* **Required task**
Look for "with" in the listing below. Gather each line that contains it.

(Data entries)
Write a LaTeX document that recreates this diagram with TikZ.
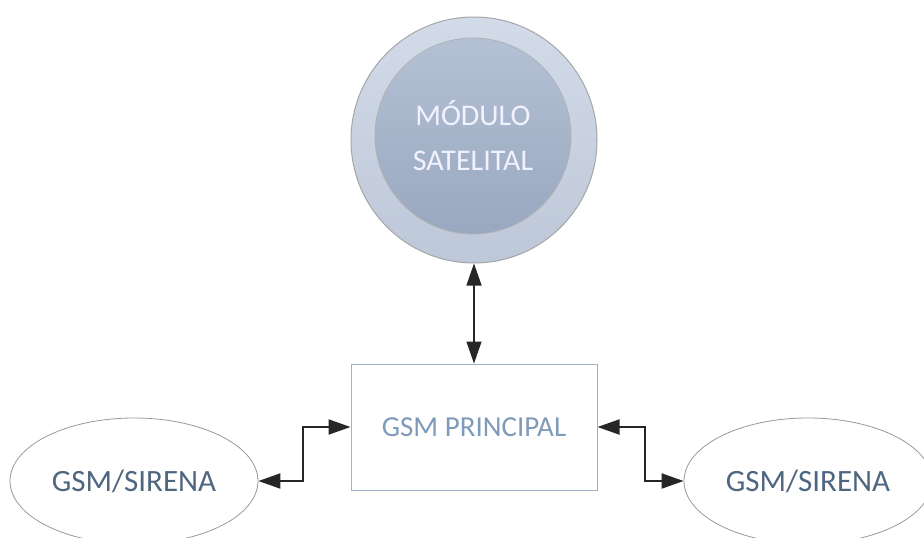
\documentclass[tikz,border=0pt]{standalone}
\usepackage{fontspec}
\setmainfont{Carlito}
\usetikzlibrary{shapes.geometric,arrows.meta}

\definecolor{ringfill}{HTML}{C7D2E3}
\definecolor{corefill}{HTML}{A1B1CA}
\definecolor{boxline}{HTML}{9CB2CB}
\definecolor{boxtext}{HTML}{7E9BBB}
\definecolor{ovaltext}{HTML}{4F6680}

\begin{document}
\begin{tikzpicture}[x=1pt, y=-1pt,
    ring/.style={circle, draw=gray!70, line width=1pt, minimum size=246pt,
      top color=ringfill!80!white, bottom color=ringfill!95!black},
    core/.style={circle, draw=gray!60, line width=0.8pt, minimum size=196pt,
      top color=corefill!80!white, bottom color=corefill!95!black,
      text=white!95!blue, align=center, font=\fontsize{30}{45}\selectfont},
    unit/.style={rectangle, draw=boxline, line width=1pt, minimum width=246pt,
      minimum height=126pt, text=boxtext, font=\fontsize{29}{32}\selectfont},
    oval/.style={ellipse, draw=gray!80, line width=0.8pt, minimum width=248pt,
      minimum height=126pt, text=ovaltext, font=\fontsize{31}{34}\selectfont},
    link/.style={{Triangle[length=22pt,width=15pt]}-{Triangle[length=22pt,width=15pt]},
      line width=2pt, black!85}]

  % page frame
  \useasboundingbox (0,0) rectangle (924,538);

  % --- satellite module ---
  \node[ring] (sat) at (474,140) {};
  \node[core] (core) at (473,136) {MÓDULO\\SATELITAL};

  % --- main GSM unit ---
  \node[unit] (gsm) at (474,427) {GSM PRINCIPAL};

  % --- sirens ---
  \node[oval] (sirL) at (134,481) {GSM/SIRENA};
  \node[oval] (sirR) at (808,481) {GSM/SIRENA};

  % connectors
  \draw[link, line width=1.4pt] (sat.south) -- (gsm.north);
  \draw[link] (sirL.east) -- ++(45,0) |- (gsm.west);
  \draw[link] (gsm.east) -- ++(47,0) |- (sirR.west);
\end{tikzpicture}
\end{document}
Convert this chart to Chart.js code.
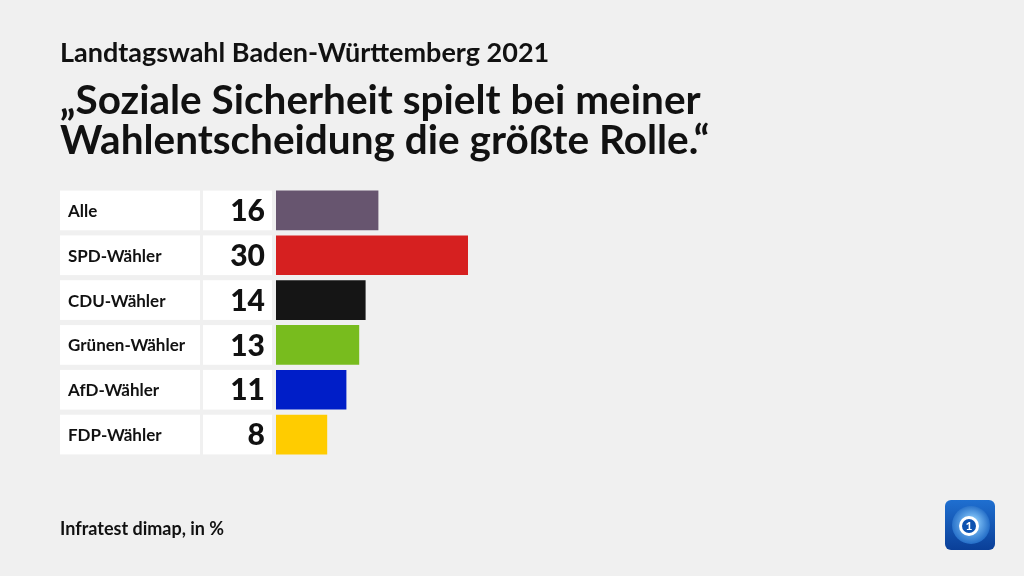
<!DOCTYPE html>
<html><head><meta charset="utf-8">
<script src="https://cdn.jsdelivr.net/npm/chart.js@4/dist/chart.umd.min.js"></script>
<style>html,body{margin:0;padding:0;background:#f0f0f0;}#wrap{position:relative;width:1024px;height:576px;}</style>
</head><body><div id="wrap"><canvas id="c" width="1024" height="576"></canvas></div>
<script>
const categories = ["Alle", "SPD-Wähler", "CDU-Wähler", "Grünen-Wähler", "AfD-Wähler", "FDP-Wähler"];
const values = [16, 30, 14, 13, 11, 8];
const valueLabels = ["16", "30", "14", "13", "11", "8"];
const barColors = ["#67556f", "#d62020", "#151515", "#78bc1e", "#001ec8", "#ffcc00"];
const subtitleText = "Landtagswahl Baden-Württemberg 2021";
const titleLines = ["„Soziale Sicherheit spielt bei meiner", "Wahlentscheidung die größte Rolle.“"];
const sourceText = "Infratest dimap, in %";

const FONT = "Lato, 'Noto Sans', sans-serif";

const decor = {
  id: 'decor',
  beforeDraw(chart) {
    const ctx = chart.ctx;
    ctx.save();
    ctx.fillStyle = '#f0f0f0';
    ctx.fillRect(0, 0, chart.width, chart.height);
    ctx.fillStyle = '#111';
    ctx.textBaseline = 'alphabetic';
    ctx.textAlign = 'left';
    ctx.font = "bold 27px " + FONT;
    ctx.fillText(subtitleText, 60, 62);
    ctx.font = "bold 40.5px " + FONT;
    ctx.fillText(titleLines[0], 60, 114);
    ctx.fillText(titleLines[1], 60, 154);
    ctx.font = "bold 18px " + FONT;
    ctx.fillText(sourceText, 60, 535);
    // logo
    const lx = 945, ly = 500, ls = 50;
    const g = ctx.createLinearGradient(lx, ly, lx, ly + ls);
    g.addColorStop(0, '#1f6fd0'); g.addColorStop(1, '#0a3f98');
    ctx.fillStyle = g;
    ctx.beginPath();
    ctx.roundRect(lx, ly, ls, ls, 6);
    ctx.fill();
    const rg = ctx.createRadialGradient(lx + 28, ly + 22, 2, lx + 25, ly + 25, 22);
    rg.addColorStop(0, '#8fd0ff'); rg.addColorStop(1, '#1560c0');
    ctx.fillStyle = rg;
    ctx.beginPath(); ctx.arc(lx + 26, ly + 25, 19, 0, Math.PI * 2); ctx.fill();
    ctx.fillStyle = '#ffffff';
    ctx.beginPath(); ctx.arc(lx + 24, ly + 26, 10, 0, Math.PI * 2); ctx.fill();
    ctx.fillStyle = '#0d52b0';
    ctx.beginPath(); ctx.arc(lx + 24, ly + 26, 7, 0, Math.PI * 2); ctx.fill();
    ctx.fillStyle = '#ffffff';
    ctx.font = "bold 12px " + FONT;
    ctx.textAlign = 'center';
    ctx.fillText("1", lx + 24, ly + 30);
    ctx.restore();
  },
  afterDatasetsDraw(chart) {
    const ctx = chart.ctx;
    const meta = chart.getDatasetMeta(0);
    ctx.save();
    meta.data.forEach((el, i) => {
      const h = el.height;
      const top = el.y - h / 2;
      ctx.fillStyle = '#ffffff';
      ctx.fillRect(60, top, 140, h);
      ctx.fillRect(203, top, 69, h);
      ctx.fillStyle = '#111';
      ctx.textBaseline = 'middle';
      ctx.textAlign = 'left';
      ctx.font = "bold 17px " + FONT;
      ctx.fillText(categories[i], 68, el.y + 1);
      ctx.textAlign = 'right';
      ctx.font = "900 30px " + FONT;
      ctx.fillText(valueLabels[i], 265, el.y + 1);
    });
    ctx.restore();
  }
};

new Chart(document.getElementById('c'), {
  type: 'bar',
  data: {
    labels: categories,
    datasets: [{
      data: values,
      backgroundColor: barColors,
      borderWidth: 0,
      barPercentage: 1,
      categoryPercentage: 0.885
    }]
  },
  options: {
    indexAxis: 'y',
    responsive: false,
    animation: false,
    layout: { padding: { left: 276, right: 108, top: 188, bottom: 119 } },
    scales: {
      x: { display: false, min: 0, max: 100 },
      y: { display: false }
    },
    plugins: { legend: { display: false }, tooltip: { enabled: false }, title: { display: false } }
  },
  plugins: [decor]
});
</script>
</body></html>
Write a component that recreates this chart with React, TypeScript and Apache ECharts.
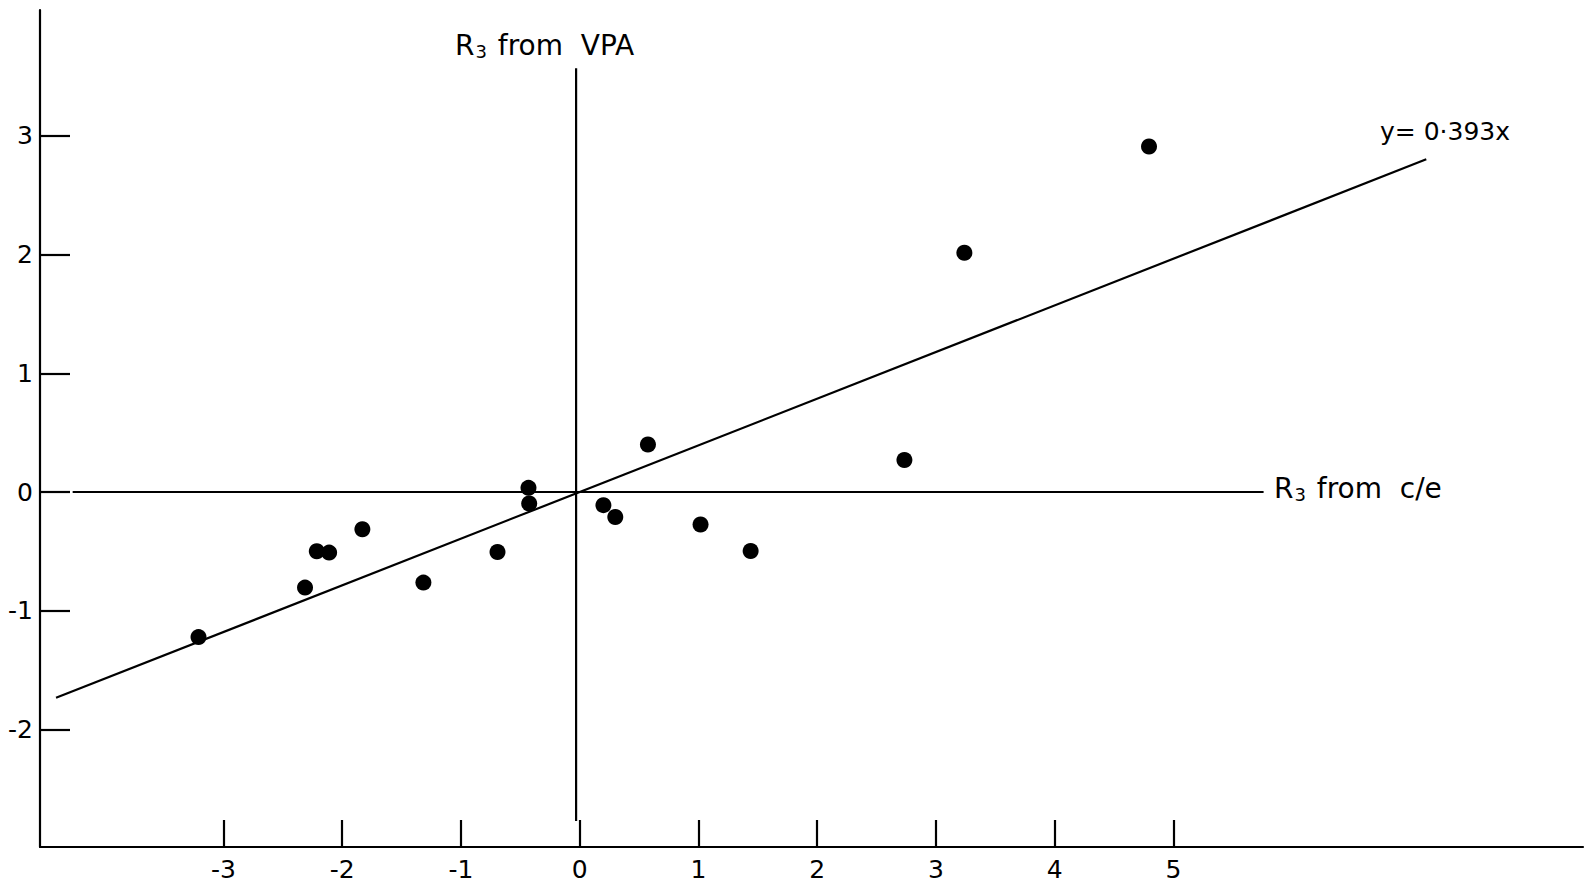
import React, { useEffect, useRef } from "react";
import * as echarts from "echarts";

// Data
const pointsX = [-3.21, -2.313, -2.214, -2.11, -1.83, -1.316, -0.692, -0.431, -0.425, 0.2, 0.3, 0.575, 1.018, 1.44, 2.735, 3.24, 4.795];
const pointsY = [-1.222, -0.805, -0.499, -0.51, -0.314, -0.763, -0.505, 0.035, -0.097, -0.111, -0.21, 0.4, -0.274, -0.497, 0.27, 2.015, 2.91];
const slope = 0.393;
const fitX = [-4.41, 7.13];
const xTicks = [-3, -2, -1, 0, 1, 2, 3, 4, 5];
const yTicks = [-2, -1, 0, 1, 2, 3];
const hAxisX = [-4.27, 5.76];
const vAxisY = [-2.77, 3.57];

const FONT = "'DejaVu Sans', sans-serif";

export default function App() {
  const ref = useRef<HTMLDivElement>(null);
  useEffect(() => {
    if (!ref.current) return;
    const chart = echarts.init(ref.current, undefined, { renderer: "svg" });
    const lineStyle = { color: "#000", width: 2.2 };
    const rich = {
      m: { fontSize: 28, fontFamily: FONT, fill: "#000", color: "#000" },
      s: { fontSize: 18, fontFamily: FONT, fill: "#000", color: "#000", padding: [13, 2, 0, 1] },
    };
    chart.setOption({
      animation: false,
      backgroundColor: "#fff",
      grid: { left: 40, right: 8, top: 10, bottom: 38, containLabel: false },
      xAxis: {
        type: "value",
        min: -4.545,
        max: 8.45,
        splitLine: { show: false },
        axisLine: { show: true, onZero: false, lineStyle },
        axisTick: { show: true, inside: true, length: 27, lineStyle, customValues: xTicks },
        axisLabel: {
          show: true,
          customValues: xTicks,
          margin: 10,
          color: "#000",
          fontSize: 25,
          fontFamily: FONT,
        },
      },
      yAxis: {
        type: "value",
        min: -2.99,
        max: 4.06,
        splitLine: { show: false },
        axisLine: { show: true, onZero: false, lineStyle },
        axisTick: { show: true, inside: true, length: 30, lineStyle, customValues: yTicks },
        axisLabel: {
          show: true,
          customValues: yTicks,
          margin: 7,
          color: "#000",
          fontSize: 25,
          fontFamily: FONT,
        },
      },
      series: [
        {
          type: "line",
          data: hAxisX.map((x) => [x, 0]),
          symbol: "none",
          lineStyle,
          silent: true,
        },
        {
          type: "line",
          data: vAxisY.map((y) => [-0.03, y]),
          symbol: "none",
          lineStyle,
          silent: true,
        },
        {
          type: "line",
          data: fitX.map((x) => [x, slope * x]),
          symbol: "none",
          lineStyle,
          silent: true,
        },
        {
          type: "scatter",
          data: pointsX.map((x, i) => [x, pointsY[i]]),
          symbol: "circle",
          symbolSize: 16,
          itemStyle: { color: "#000", opacity: 1 },
        },
      ],
      graphic: [
        {
          type: "text",
          left: 455,
          top: 31,
          style: { text: "{m|R}{s|3}{m| from  VPA}", rich },
        },
        {
          type: "text",
          left: 1274,
          top: 474,
          style: { text: "{m|R}{s|3}{m| from  c/e}", rich },
        },
        {
          type: "text",
          left: 1380,
          top: 119,
          style: {
            text: "y= 0·393x",
            fontSize: 25,
            fontFamily: FONT,
            fill: "#000",
          },
        },
      ],
    });
    return () => chart.dispose();
  }, []);
  return (
    <div
      ref={ref}
      style={{ position: "fixed", left: 0, top: 0, width: 1591, height: 885 }}
    />
  );
}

* **Solution to the problem**
Write a LaTeX document that recreates this diagram with TikZ.
Write a component that recreates this chart with React, TypeScript and Apache ECharts.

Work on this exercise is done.